Extract, without alteration, each line from the start of the listing to the line bearing "half_span = [0.26, 0.23, 0.22]".

···

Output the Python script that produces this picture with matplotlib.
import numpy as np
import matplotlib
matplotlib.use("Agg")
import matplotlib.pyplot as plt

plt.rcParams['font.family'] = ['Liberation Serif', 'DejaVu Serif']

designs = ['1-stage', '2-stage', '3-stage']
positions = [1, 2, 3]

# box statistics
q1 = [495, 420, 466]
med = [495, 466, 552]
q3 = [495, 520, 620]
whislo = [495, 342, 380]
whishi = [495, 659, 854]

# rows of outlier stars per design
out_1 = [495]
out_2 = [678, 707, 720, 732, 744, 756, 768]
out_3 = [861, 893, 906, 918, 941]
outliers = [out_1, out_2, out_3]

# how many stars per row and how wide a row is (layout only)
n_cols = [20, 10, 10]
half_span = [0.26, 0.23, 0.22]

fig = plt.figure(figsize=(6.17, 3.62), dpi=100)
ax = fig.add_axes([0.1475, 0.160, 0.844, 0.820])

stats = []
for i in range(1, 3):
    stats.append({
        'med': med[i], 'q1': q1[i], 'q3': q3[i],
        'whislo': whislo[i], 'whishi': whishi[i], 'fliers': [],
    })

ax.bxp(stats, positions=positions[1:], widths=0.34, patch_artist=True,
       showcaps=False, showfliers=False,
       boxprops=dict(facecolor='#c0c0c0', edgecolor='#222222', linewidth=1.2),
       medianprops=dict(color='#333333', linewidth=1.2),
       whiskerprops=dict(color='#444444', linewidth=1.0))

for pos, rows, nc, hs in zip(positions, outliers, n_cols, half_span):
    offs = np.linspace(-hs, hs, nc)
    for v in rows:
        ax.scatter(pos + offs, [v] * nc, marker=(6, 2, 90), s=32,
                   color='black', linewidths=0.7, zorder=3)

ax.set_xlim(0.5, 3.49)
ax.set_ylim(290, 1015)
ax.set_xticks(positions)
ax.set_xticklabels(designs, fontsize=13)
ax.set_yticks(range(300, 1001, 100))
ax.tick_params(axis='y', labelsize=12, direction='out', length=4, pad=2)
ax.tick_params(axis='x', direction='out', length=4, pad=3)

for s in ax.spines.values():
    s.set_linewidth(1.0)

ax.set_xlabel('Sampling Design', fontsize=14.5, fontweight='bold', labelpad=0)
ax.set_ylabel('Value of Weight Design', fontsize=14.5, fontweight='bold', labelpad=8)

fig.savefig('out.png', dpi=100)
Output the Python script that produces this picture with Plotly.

···

▶ RESULT FOR THIS TASK:
Output the Python script that produces this picture with matplotlib.
import numpy as np
import matplotlib
matplotlib.use("Agg")
import matplotlib.pyplot as plt

plt.rcParams['font.family'] = ['Liberation Serif', 'DejaVu Serif']

designs = ['1-stage', '2-stage', '3-stage']
positions = [1, 2, 3]

# box statistics
q1 = [495, 420, 466]
med = [495, 466, 552]
q3 = [495, 520, 620]
whislo = [495, 342, 380]
whishi = [495, 659, 854]

# rows of outlier stars per design
out_1 = [495]
out_2 = [678, 707, 720, 732, 744, 756, 768]
out_3 = [861, 893, 906, 918, 941]
outliers = [out_1, out_2, out_3]

# how many stars per row and how wide a row is (layout only)
n_cols = [20, 10, 10]
half_span = [0.26, 0.23, 0.22]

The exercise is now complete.